>> Start

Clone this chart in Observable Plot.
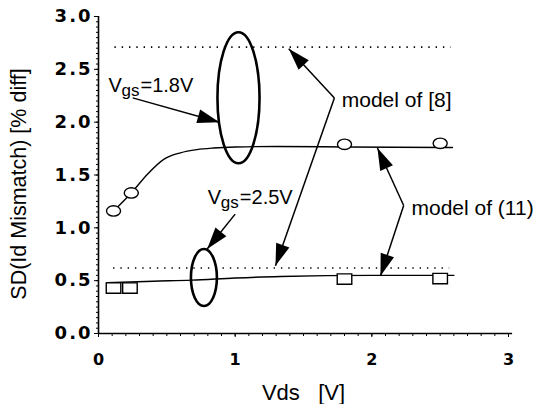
<!DOCTYPE html>
<html>
<head>
<meta charset="utf-8">
<script src="https://cdn.jsdelivr.net/npm/d3@7"></script>
<script src="https://cdn.jsdelivr.net/npm/@observablehq/plot@0.6"></script>
<style>
  html, body { margin: 0; padding: 0; background: #fff; }
  svg text { white-space: pre; }
  g[aria-label^="y-axis"] text { font-family: "DejaVu Sans", sans-serif; font-weight: bold; font-size: 18px; letter-spacing: 2px; fill: #000; }
  g[aria-label^="x-axis"] text { font-family: "DejaVu Sans", sans-serif; font-weight: bold; font-size: 16px; fill: #000; }
  g[aria-label^="y-axis"], g[aria-label^="x-axis"] { color: #000; }
</style>
</head>
<body>
<div id="chart"></div>
<script>
// ---- data ----
const circleVds = [0.11, 0.24, 1.80, 2.50];          // Vgs = 1.8 V measurements
const circleSD  = [1.16, 1.33, 1.79, 1.80];
const squareVds = [0.11, 0.23, 1.80, 2.50];          // Vgs = 2.5 V measurements
const squareSD  = [0.43, 0.43, 0.515, 0.52];
const fit18Vds = [0.11, 0.24, 0.36, 0.48, 0.60, 0.72, 0.84, 1.00, 1.30, 1.80, 2.59]; // model of (11), 1.8 V
const fit18SD  = [1.16, 1.33, 1.51, 1.65, 1.71, 1.74, 1.755, 1.765, 1.77, 1.765, 1.76];
const fit25Vds = [0.06, 0.40, 0.68, 1.00, 1.33, 2.00, 2.60];                         // model of (11), 2.5 V
const fit25SD  = [0.48, 0.495, 0.505, 0.525, 0.54, 0.55, 0.55];
const model8SD = [2.71, 0.62];                       // model of [8] (dotted)
const model8From = [0.12, 0.11];
const model8To   = [2.58, 2.57];
const xTicks = [0, 1, 2, 3];
const xTickLabels = ["0", "1", "2", "3"];
const yTicks = [0, 0.5, 1, 1.5, 2, 2.5, 3];
const yTickLabels = ["0.0", "0.5", "1.0", "1.5", "2.0", "2.5", "3.0"];
const xTitle = "Vds   [V]";
const yTitle = "SD(Id Mismatch) [% diff]";

// annotations (data coordinates)
const ellipseX1 = [0.874, 0.68], ellipseX2 = [1.182, 0.87];
const ellipseY1 = [1.606, 0.255], ellipseY2 = [2.846, 0.795];
const vgsX = [0.073, 0.80], vgsY = [2.281, 1.227], vgsVal = ["=1.8V", "=2.5V"];
const modelText = ["model of [8]", "model of (11)"];
const modelX = [1.78, 2.29], modelY = [2.148, 1.117];
const arrowX1 = [0.25, 1.00, 1.726, 1.726, 2.233, 2.233];
const arrowY1 = [2.23, 1.13, 2.229, 2.229, 1.211, 1.211];
const arrowX2 = [0.885, 0.795, 1.392, 1.295, 2.041, 2.063];
const arrowY2 = [2.00, 0.80, 2.694, 0.64, 1.755, 0.545];

// ---- layout ----
const W = 540, H = 404, ML = 98, MR = 32, MT = 16, MB = 71;
const xDomain = [0, 3], yDomain = [0, 3];
const sx = d3.scaleLinear(xDomain, [ML, W - MR]);
const sy = d3.scaleLinear(yDomain, [H - MB, MT]);

// ---- build tables ----
const zip2 = (a, b) => a.map((v, i) => ({x: v, y: b[i]}));
const circles = zip2(circleVds, circleSD);
const squares = zip2(squareVds, squareSD);
const fit18 = zip2(fit18Vds, fit18SD);
const fit25 = zip2(fit25Vds, fit25SD);
const dotted = model8SD.map((y, i) => ({y, x1: model8From[i], x2: model8To[i]}));
const ellipses = ellipseX1.map((v, i) => ({x1: v, x2: ellipseX2[i], y1: ellipseY1[i], y2: ellipseY2[i]}));
const vgs = vgsX.map((v, i) => ({x: v, y: vgsY[i], t: vgsVal[i]}));
const models = modelText.map((t, i) => ({t, x: modelX[i], y: modelY[i]}));
const arrows = arrowX1.map((v, i) => ({x1: v, y1: arrowY1[i], x2: arrowX2[i], y2: arrowY2[i]}));
const yMinor = d3.range(0, 3.0001, 0.05);
const xMinor = d3.range(0, 3.0001, 0.1);

// custom symbols
const ovalSymbol = {draw(ctx, size) {
  const r = Math.sqrt(size / Math.PI), rx = 1.35 * r, ry = r, k = 0.5523;
  ctx.moveTo(rx, 0);
  ctx.bezierCurveTo(rx, k * ry, k * rx, ry, 0, ry);
  ctx.bezierCurveTo(-k * rx, ry, -rx, k * ry, -rx, 0);
  ctx.bezierCurveTo(-rx, -k * ry, -k * rx, -ry, 0, -ry);
  ctx.bezierCurveTo(k * rx, -ry, rx, -k * ry, rx, 0);
  ctx.closePath();
}};
const rectSymbol = {draw(ctx, size) {
  const r = Math.sqrt(size / Math.PI), w = 1.4 * r, h = r;
  ctx.moveTo(-w, -h); ctx.lineTo(w, -h); ctx.lineTo(w, h); ctx.lineTo(-w, h); ctx.closePath();
}};
const tickLeft = {draw(ctx) { ctx.moveTo(-2.5, 0); ctx.lineTo(0, 0); }};
const tickDown = {draw(ctx) { ctx.moveTo(0, 0); ctx.lineTo(0, 2.5); }};
function headSymbol(a) {
  const dx = sx(a.x2) - sx(a.x1), dy = sy(a.y2) - sy(a.y1);
  const len = Math.hypot(dx, dy), ux = dx / len, uy = dy / len;
  const hl = 22, hw = 7;
  return {draw(ctx) {
    const bx = -ux * hl, by = -uy * hl;
    ctx.moveTo(0, 0);
    ctx.lineTo(bx - uy * hw, by + ux * hw);
    ctx.lineTo(bx + uy * hw, by - ux * hw);
    ctx.closePath();
  }};
}

const sans = "Liberation Sans, Arial, Helvetica, sans-serif";

const chart = Plot.plot({
  width: W,
  height: H,
  marginLeft: ML,
  marginRight: MR,
  marginTop: MT,
  marginBottom: MB,
  style: {background: "#fff", color: "#000", fontFamily: sans},
  x: {domain: xDomain, ticks: xTicks, tickSize: 4, tickPadding: 16,
      tickFormat: d => xTickLabels[xTicks.indexOf(d)], label: null},
  y: {domain: yDomain, ticks: yTicks, tickSize: 4, tickPadding: 2,
      tickFormat: d => yTickLabels[yTicks.indexOf(d)], label: null},
  marks: [
    // axes
    Plot.ruleX([0], {y1: 0, y2: 3, stroke: "#000", strokeWidth: 1.6}),
    Plot.ruleY([0], {x1: 0, x2: 3.03, stroke: "#000", strokeWidth: 1.6}),
    Plot.dot(yMinor, {x: () => 0, y: d => d, symbol: tickLeft, fill: "none", stroke: "#000", strokeWidth: 1}),
    Plot.dot(xMinor, {x: d => d, y: () => 0, symbol: tickDown, fill: "none", stroke: "#000", strokeWidth: 1}),
    Plot.text([yTitle], {frameAnchor: "left", rotate: -90, dx: -79, dy: 9, textAnchor: "middle",
      lineAnchor: "middle", fontSize: 21.5, fill: "#000"}),
    Plot.text([xTitle], {frameAnchor: "bottom", dy: 66, textAnchor: "middle", lineAnchor: "bottom",
      fontSize: 22, fill: "#000"}),

    // model of [8]: dotted levels
    Plot.ruleY(dotted, {y: "y", x1: "x1", x2: "x2", stroke: "#000", strokeWidth: 1.6,
      strokeDasharray: "1.4,5.9"}),
    // model of (11): fitted curves
    Plot.line(fit18, {x: "x", y: "y", curve: "monotone-x", stroke: "#000", strokeWidth: 1.4}),
    Plot.line(fit25, {x: "x", y: "y", curve: "monotone-x", stroke: "#000", strokeWidth: 1.4}),
    // measurements
    Plot.dot(circles, {x: "x", y: "y", r: 5.2, symbol: ovalSymbol, fill: "#fff", stroke: "#000", strokeWidth: 1.4}),
    Plot.dot(squares, {x: "x", y: "y", r: 5.2, symbol: rectSymbol, fill: "#fff", stroke: "#000", strokeWidth: 1.4}),
    // grouping ellipses
    Plot.rect(ellipses, {x1: "x1", x2: "x2", y1: "y1", y2: "y2", rx: 1000, ry: 1000,
      fill: "none", stroke: "#000", strokeWidth: 2.6}),
    // arrows
    Plot.link(arrows, {x1: "x1", y1: "y1", x2: "x2", y2: "y2", stroke: "#000", strokeWidth: 1.5}),
    ...arrows.map(a => Plot.dot([a], {x: "x2", y: "y2", r: 3, symbol: headSymbol(a), fill: "#000", stroke: "none"})),
    // labels
    Plot.text(vgs, {x: "x", y: "y", text: () => "V", textAnchor: "start", lineAnchor: "bottom",
      fontSize: 20, fill: "#000"}),
    Plot.text(vgs, {x: "x", y: "y", text: () => "gs", textAnchor: "start", lineAnchor: "bottom",
      dx: 13, dy: 4, fontSize: 17, fill: "#000"}),
    Plot.text(vgs, {x: "x", y: "y", text: "t", textAnchor: "start", lineAnchor: "bottom",
      dx: 32, fontSize: 20, fill: "#000"}),
    Plot.text(models, {x: "x", y: "y", text: "t", textAnchor: "start", lineAnchor: "bottom",
      fontSize: 21, fill: "#000"})
  ]
});
document.getElementById("chart").appendChild(chart);
</script>
</body>
</html>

>> End

§ Your goal
Scan the material above. Copy each line that holds the word "chart".

§ Expected answer
Clone this chart in Observable Plot.
<div id="chart"></div>
const chart = Plot.plot({
document.getElementById("chart").appendChild(chart);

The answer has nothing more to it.